1. Fidelity MSCI Consumer Discretionary Index ETF

Current Price: $79.78
52-Week Range: $43.13 - $81.44
Dividend Yield: 0.58%
Expense Ratio: 0.58% per year

The Fidelity® MSCI Consumer Discretionary Index ETF (NYSE:FDIS) invests mainly in US businesses that offer non-essential products and services. When household budgets are not constrained, individuals tend to spend more on discretionary items. We can divide discretionary goods into manufactured items (like automotive, household durable goods, textiles and leisure equipment) and services (like hotels, restaurants, cinemas and retailers).

FDIS Weekly

The fund started trading in October 2013, and net assets are about $1.5 billion.

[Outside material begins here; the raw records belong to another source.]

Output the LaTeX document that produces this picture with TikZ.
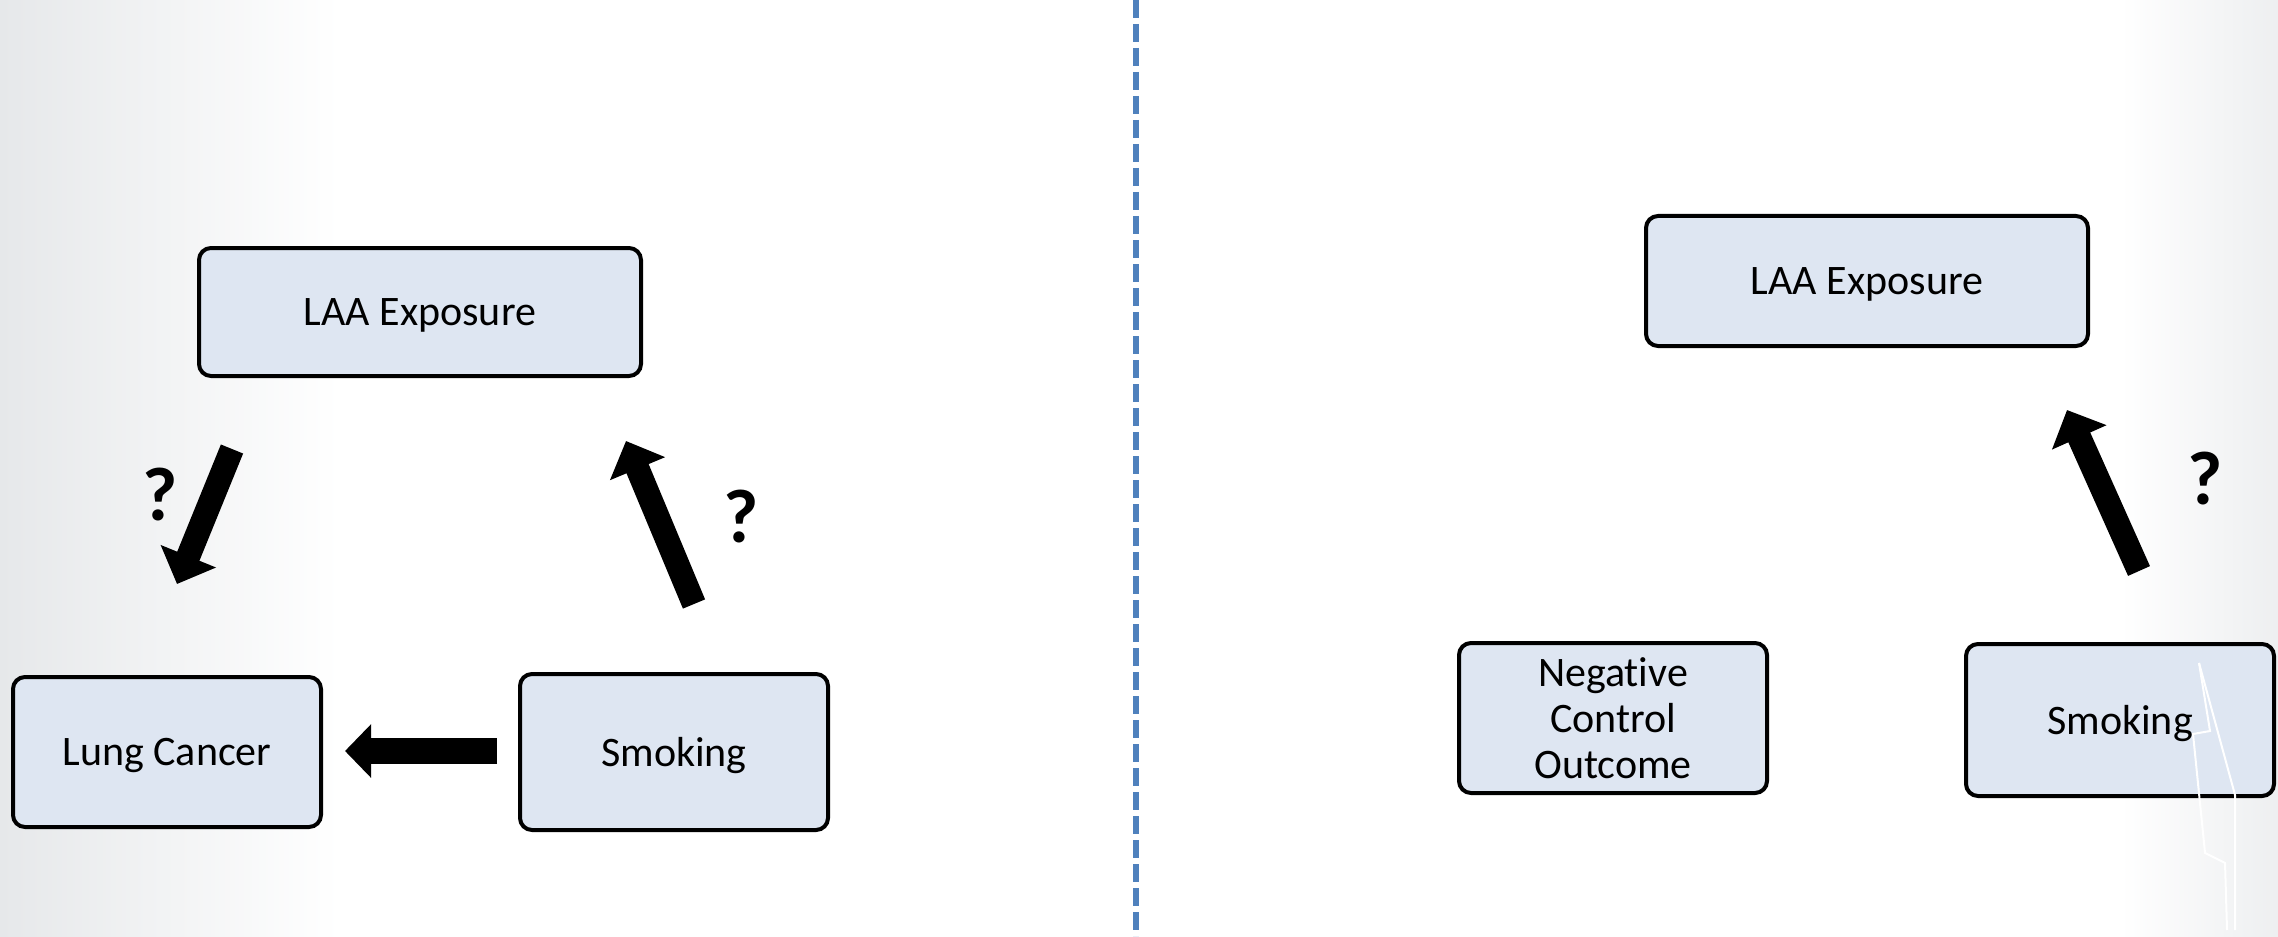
\documentclass[tikz,border=0pt]{standalone}
\usepackage{fontspec}
\setmainfont{Carlito}[Ligatures=NoCommon]
\usepackage{xcolor}
\usepackage{tikz}
\usetikzlibrary{arrows.meta,positioning,calc}
\definecolor{nbox}{HTML}{DEE6F2}
\definecolor{ndash}{HTML}{4F81BD}
\definecolor{nshade}{HTML}{E6E8EA}

\tikzset{
  varbox/.style={draw=black,fill=nbox,line width=2pt,rounded corners=6pt,
    align=center,font=\fontsize{21}{23}\selectfont,
    minimum width=154pt,minimum height=76pt,inner sep=2pt},
  onerow/.style={text depth=0pt},
  widebox/.style={varbox,onerow,minimum width=221pt,minimum height=64pt},
  fatarrow/.style={line width=12pt,-{Triangle[width=29pt,length=15pt]}},
  qmark/.style={font=\fontsize{38}{40}\selectfont\bfseries}
}

\begin{document}
\begin{tikzpicture}[x=0.5pt,y=-0.5pt]
  \useasboundingbox (0,0) rectangle (2278,936);
  % slide background
  \fill[white] (0,0) rectangle (2278,936);
  \shade[left color=nshade,right color=white] (0,0) rectangle (340,936);
  \shade[left color=white,right color=nshade!70] (2120,0) rectangle (2278,936);

  \draw[ndash,line width=3pt,dash pattern=on 9pt off 3pt] (1136,0) -- (1136,936);

  % left diagram
  \node[widebox] (laaL) at (420,312) {LAA Exposure};
  \node[varbox,onerow,minimum height=75pt] (lung) at (167,752) {Lung Cancer};
  \node[varbox,onerow,minimum height=78pt] (smokeL) at (674,752) {Smoking};

  \coordinate (a1s) at (232,449);
  \coordinate (a1e) at (177,584);
  \coordinate (a2s) at (694,604);
  \coordinate (a2e) at (626,441);
  \coordinate (a3s) at (497,751);
  \coordinate (a3e) at (345,751);
  \draw[fatarrow] (a1s) -- (a1e);
  \draw[fatarrow] (a2s) -- (a2e);
  \draw[fatarrow,line width=13pt,-{Triangle[width=26pt,length=13pt]}] (a3s) -- (a3e);
  \node[qmark] (q1) at (160,495) {?};
  \node[qmark] (q2) at (741,517) {?};

  % right diagram
  \node[widebox,minimum height=65pt] (laaR) at (1867,281) {LAA Exposure};
  \node[varbox,minimum height=75pt] (nco) at (1613,718) {Negative\\Control\\Outcome};
  \node[varbox,onerow,minimum height=76pt] (smokeR) at (2120,720) {Smoking};

  \coordinate (a4s) at (2139,571);
  \coordinate (a4e) at (2067,410);
  \draw[fatarrow] (a4s) -- (a4e);
  \node[qmark] (q3) at (2205,479) {?};

  % white streak from the slide
  \draw[white,line width=1pt] (2199,663) -- (2210,731) -- (2193,734)
    -- (2205,853) -- (2225,863) -- (2227,930);
  \draw[white,line width=1pt] (2199,663) -- (2235,795) -- (2235,930);
\end{tikzpicture}
\end{document}
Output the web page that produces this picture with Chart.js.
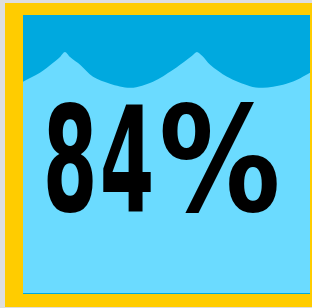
<!DOCTYPE html>
<html>
<head>
<meta charset="utf-8">
<script src="https://cdn.jsdelivr.net/npm/chart.js@4/dist/chart.umd.min.js"></script>
<style>
    html, body { margin: 0; padding: 0; background: #dedede; overflow: hidden; width: 312px; height: 308px; }
    .moldura { position: absolute; left: 5px; top: 3px; width: 330px; height: 304px; background: #ffcc00; }
    .caixa { position: absolute; left: 18px; top: 12px; width: 287px; height: 278px; background: #6bdbff; border-bottom: 1px solid #00a9df; }
    canvas { display: block; }
</style>
</head>
<body>
<div class="moldura">
    <div class="caixa"><canvas id="grafico" width="287" height="278"></canvas></div>
</div>
<script>
// valor mostrado e contorno da onda (x = % da largura, y = nível em %)
const valor = 84;
const ondaX = [0, 5.9, 10.5, 12.9, 14.6, 16.4, 19.9, 24.4, 30.3, 37.6, 45.3, 52.3, 57.1, 58.9, 60.6, 62.4, 65.2, 71.1, 79.1, 83.6, 90.6, 95.5, 100];
const ondaY = [76.0, 79.2, 82.8, 84.9, 86.7, 84.9, 82.1, 77.8, 75.3, 73.8, 76.0, 80.3, 83.9, 85.3, 86.7, 85.3, 82.1, 77.8, 74.4, 73.8, 74.9, 76.7, 79.2];

// fonte condensada "na mão": cada caractere esticado para sua caixa
const caixasTexto = [[24, 46], [80, 48], [139, 115]];

const textoValor = {
    id: 'textoValor',
    afterDraw(chart) {
        const ctx = chart.ctx;
        const chars = `${valor}%`.split('');
        ctx.save();
        ctx.font = 'bold 147px "DejaVu Sans"';
        ctx.textAlign = 'left';
        ctx.textBaseline = 'alphabetic';
        ctx.fillStyle = '#000';
        chars.forEach((c, i) => {
            const [esq, larg] = caixasTexto[i] ?? caixasTexto[caixasTexto.length - 1];
            const m = ctx.measureText(c);
            const sx = larg / (m.actualBoundingBoxLeft + m.actualBoundingBoxRight);
            ctx.save();
            ctx.translate(esq + m.actualBoundingBoxLeft * sx, 196);
            ctx.scale(sx, 1);
            ctx.fillText(c, 0, 0);
            ctx.restore();
        });
        ctx.restore();
    }
};

new Chart(document.getElementById('grafico'), {
    type: 'line',
    data: {
        datasets: [{
            data: ondaX.map((x, i) => ({ x, y: ondaY[i] })),
            borderWidth: 0,
            pointRadius: 0,
            backgroundColor: '#00a9df',
            fill: 'end',
            tension: 0.3,
        }]
    },
    options: {
        responsive: false,
        animation: false,
        layout: { padding: 0 },
        plugins: { legend: { display: false }, tooltip: { enabled: false } },
        scales: {
            x: { type: 'linear', min: 0, max: 100, display: false },
            y: { min: 0, max: 100, display: false }
        }
    },
    plugins: [textoValor]
});
</script>
</body>
</html>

FDIS, which has 275 holdings, tracks the returns of the MSCI USA IMI Consumer Discretionary Index. The current sectoral breakdown looks like this: internet and direct marketing retail (25.34%), specialty retail (20.35%), hotels, restaurants and leisure (18.12%), automobiles (12.45%), textiles, apparel and luxury goods (6.76%), household durables (5.15%), and others.

The top 10 companies account for about 55% of the fund. Amazon (NASDAQ:AMZN), Tesla (NASDAQ:TSLA), Home Depot (NYSE:HD), McDonald’s (NYSE:MCD), Nike (NYSE:NKE) and Lowe’s (NYSE:LOW) are among the leading names. Readers should note that the weighting of AMZN and TSLA stocks is 21.28% and 9.60%, respectively. Thus, a large move in either companys share price could significantly affect this top-heavy fund.

Since the start of the year, FDIS has returned 12.5%. The fund also hit a record high in recent days. Trailing P/E and P/B ratios are 33.15 and 6.91, respectively. The current earnings season could quickly put pressure on some of the names in the fund. Interested readers would find a better value between $75 - $80.

2. SPDR S&P Retail ETF

Current Price: $91.08
52-Week Range: $33.16 - $99.24
Dividend Yield: 0.88%
Expense Ratio: 0.35% per year

The SPDR® S&P Retail ETF (NYSE:XRT) provides access to a range of retail businesses. Since its inception in June 2006, net assets have grown to $656 million.

XRT Weekly

XRT, which has 101 holdings, tracks the S&P Retail Select Industry Index. The top 10 names comprise about 12.5% of assets. Thus, price moves in a single stock cannot significantly influence the value of the fund. In terms of sub-sectors, internet and direct marketing retail businesses have the largest weighting, with 20.58%. Next in line are apparel retail (19.53%), automotive retail (18.88%), specialty stores (15.66%) and food retail (6.62%).

Among the leading businesses are multi-brand specialty retailer American Eagle Outfitters (NYSE:AEO), sporting goods and outdoor recreation retailer Academy Sports Outdoors (NASDAQ:ASO), automotive parts retailer AutoZone (NYSE:AZO), omni-channel retailer Target (NYSE:TGT) and online vehicle sales platform Vroom (NASDAQ:VRM).

Year-to-date, XRT has climbed by 42% and hit an all-time high in late January. Trailing P/E and P/B ratios stand at 18.99 and 3.91, respectively. In the case of profit-taking in the coming weeks, we'd look to invest in the fund between $85 - $90. Most of the names in the fund are likely to continue creating shareholder value for many quarters to come.